**EXERCISE DIRECTIONS**
Make an exact copy of all the entries below, with the pictures left out.

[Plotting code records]
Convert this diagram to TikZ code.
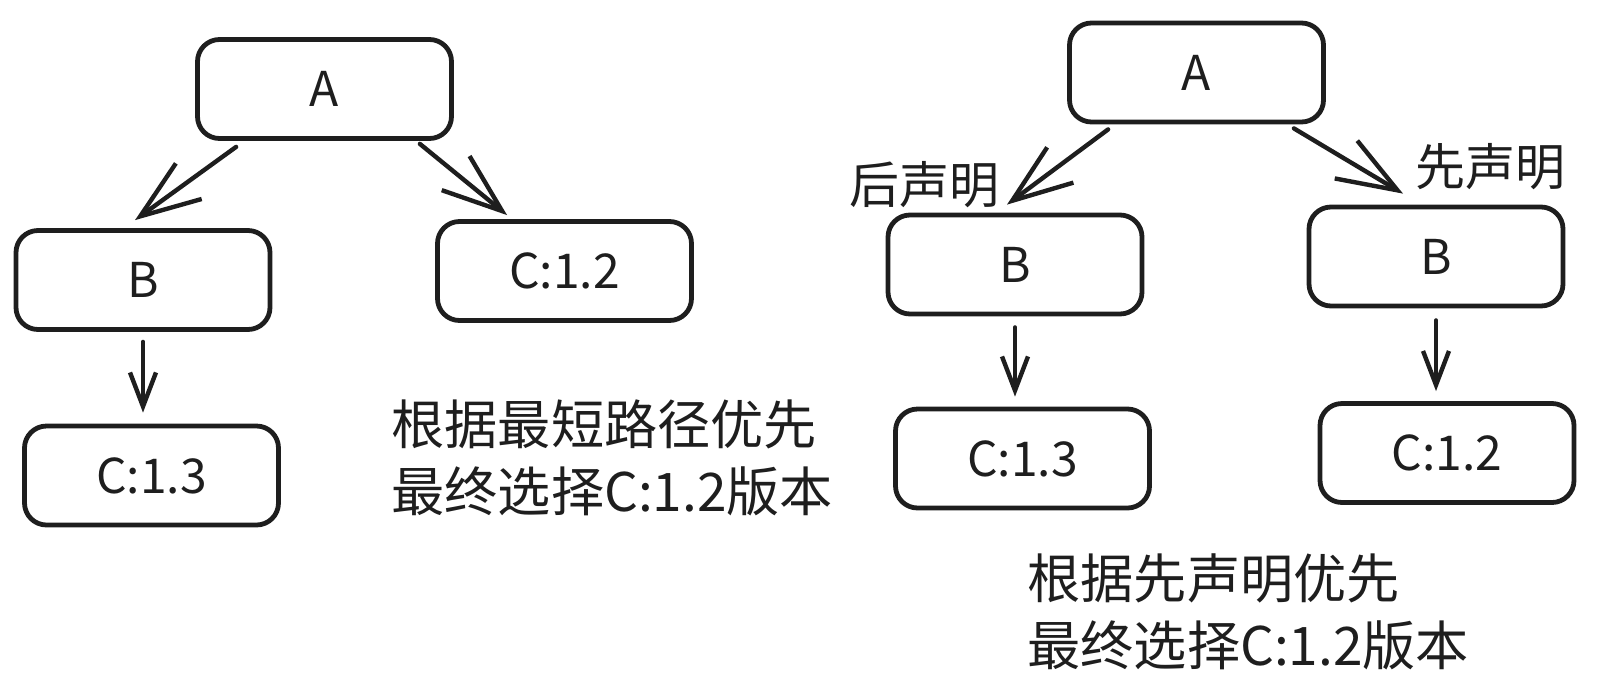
\documentclass[tikz,border=0pt]{standalone}
\usepackage{fontspec}
\newfontfamily\cjk{Noto Sans CJK SC}
\usetikzlibrary{arrows.meta}
\definecolor{ink}{HTML}{1E1E1E}

\begin{document}
\begin{tikzpicture}
[
	x=0.5pt, y=-0.5pt,
	box/.style={draw=ink,line width=2.4pt,rounded corners=11pt,minimum width=127pt,minimum height=49.5pt,inner sep=0pt,text=ink,font=\cjk\fontsize{24pt}{24pt}\selectfont},
	link/.style={draw=ink,line width=2.2pt,line cap=round,line join=round,-{Straight Barb[length=30pt,width=22pt]}},
	down/.style={draw=ink,line width=2.2pt,line cap=round,line join=round,-{Straight Barb[length=17pt,width=13pt]}},
	note/.style={text=ink,inner sep=0pt,align=left,anchor=west,font=\cjk\fontsize{26.6pt}{33.5pt}\selectfont},
	tag/.style={text=ink,inner sep=0pt,font=\cjk\fontsize{25pt}{25pt}\selectfont}
]
	\useasboundingbox (0,0) rectangle (1600,692);

	% shortest path wins
	\node[box] at (324.5,89) (lA) {A};
	\node[box] at (143,280) (lB) {B};
	\node[box] at (564.5,271) (lC12) {C:1.2};
	\node[box] at (151.5,475.5) (lC13) {C:1.3};

	\draw[link] ([xshift=20.5pt,yshift=-3pt]lA.south west) -- ([xshift=-4pt,yshift=4pt]lB.north);
	\draw[link] ([xshift=-17pt,yshift=-1.5pt]lA.south east) -- ([xshift=36pt,yshift=2pt]lC12.north west);
	\draw[down] ([yshift=-5pt]lB.south) -- ([yshift=5.5pt]lB.south |- lC13.north);

	\node[note] at (391,457.5) (lnote) {根据最短路径优先\\最终选择C:1.2版本};

	% first declaration wins
	\node[box] at (1196.5,72.5) (rA) {A};
	\node[box] at (1015,264.5) (rB1) {B};
	\node[box] at (1022.5,458.5) (rC13) {C:1.3};
	\node[box] at (1436,256.5) (rB2) {B};
	\node[box] at (1447,453) (rC12) {C:1.2};

	\draw[link] ([xshift=20.5pt,yshift=-2.5pt]rA.south west) -- ([xshift=-4pt,yshift=4pt]rB1.north);
	\draw[link] ([xshift=-16pt,yshift=-2pt]rA.south east) -- ([xshift=-16.5pt,yshift=5.5pt]rB2.north);
	\draw[down] ([yshift=-5.5pt]rB1.south) -- ([yshift=5pt]rB1.south |- rC13.north);
	\draw[down] ([yshift=-6pt]rB2.south) -- ([yshift=5pt]rB2.south |- rC12.north);

	\node[tag] at (924,185) (later) {后声明};
	\node[tag] at (1490,167) (first) {先声明};

	\node[note] at (1027,612) (rnote) {根据先声明优先\\最终选择C:1.2版本};

\end{tikzpicture}
\end{document}
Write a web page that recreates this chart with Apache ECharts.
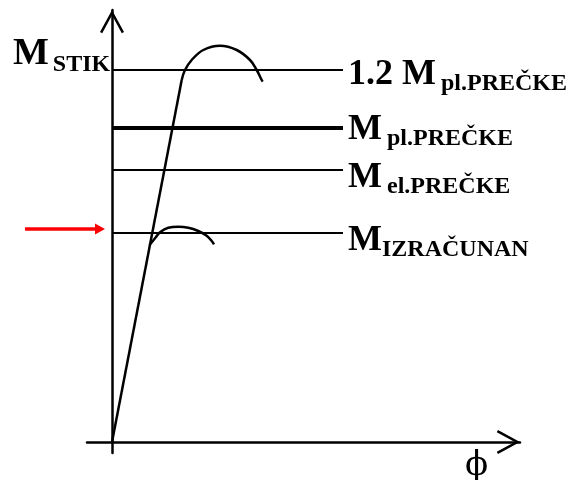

**TASK RESULT**
Convert this diagram to TikZ code.
\documentclass[tikz,border=0pt]{standalone}
\usepackage{fontspec}
\newfontfamily\cjk{Noto Sans CJK SC}
\usetikzlibrary{arrows.meta}
\definecolor{ink}{HTML}{1E1E1E}

\begin{document}
\begin{tikzpicture}
[
	x=0.5pt, y=-0.5pt,
	box/.style={draw=ink,line width=2.4pt,rounded corners=11pt,minimum width=127pt,minimum height=49.5pt,inner sep=0pt,text=ink,font=\cjk\fontsize{24pt}{24pt}\selectfont},
	link/.style={draw=ink,line width=2.2pt,line cap=round,line join=round,-{Straight Barb[length=30pt,width=22pt]}},
	down/.style={draw=ink,line width=2.2pt,line cap=round,line join=round,-{Straight Barb[length=17pt,width=13pt]}},
	note/.style={text=ink,inner sep=0pt,align=left,anchor=west,font=\cjk\fontsize{26.6pt}{33.5pt}\selectfont},
	tag/.style={text=ink,inner sep=0pt,font=\cjk\fontsize{25pt}{25pt}\selectfont}
]
	\useasboundingbox (0,0) rectangle (1600,692);

	% shortest path wins
	\node[box] at (324.5,89) (lA) {A};
	\node[box] at (143,280) (lB) {B};
	\node[box] at (564.5,271) (lC12) {C:1.2};
	\node[box] at (151.5,475.5) (lC13) {C:1.3};

	\draw[link] ([xshift=20.5pt,yshift=-3pt]lA.south west) -- ([xshift=-4pt,yshift=4pt]lB.north);
	\draw[link] ([xshift=-17pt,yshift=-1.5pt]lA.south east) -- ([xshift=36pt,yshift=2pt]lC12.north west);
	\draw[down] ([yshift=-5pt]lB.south) -- ([yshift=5.5pt]lB.south |- lC13.north);

	\node[note] at (391,457.5) (lnote) {根据最短路径优先\\最终选择C:1.2版本};

	% first declaration wins
	\node[box] at (1196.5,72.5) (rA) {A};
	\node[box] at (1015,264.5) (rB1) {B};
	\node[box] at (1022.5,458.5) (rC13) {C:1.3};
	\node[box] at (1436,256.5) (rB2) {B};
	\node[box] at (1447,453) (rC12) {C:1.2};

	\draw[link] ([xshift=20.5pt,yshift=-2.5pt]rA.south west) -- ([xshift=-4pt,yshift=4pt]rB1.north);
	\draw[link] ([xshift=-16pt,yshift=-2pt]rA.south east) -- ([xshift=-16.5pt,yshift=5.5pt]rB2.north);
	\draw[down] ([yshift=-5.5pt]rB1.south) -- ([yshift=5pt]rB1.south |- rC13.north);
	\draw[down] ([yshift=-6pt]rB2.south) -- ([yshift=5pt]rB2.south |- rC12.north);

	\node[tag] at (924,185) (later) {后声明};
	\node[tag] at (1490,167) (first) {先声明};

	\node[note] at (1027,612) (rnote) {根据先声明优先\\最终选择C:1.2版本};

\end{tikzpicture}
\end{document}
Write a web page that recreates this chart with Apache ECharts.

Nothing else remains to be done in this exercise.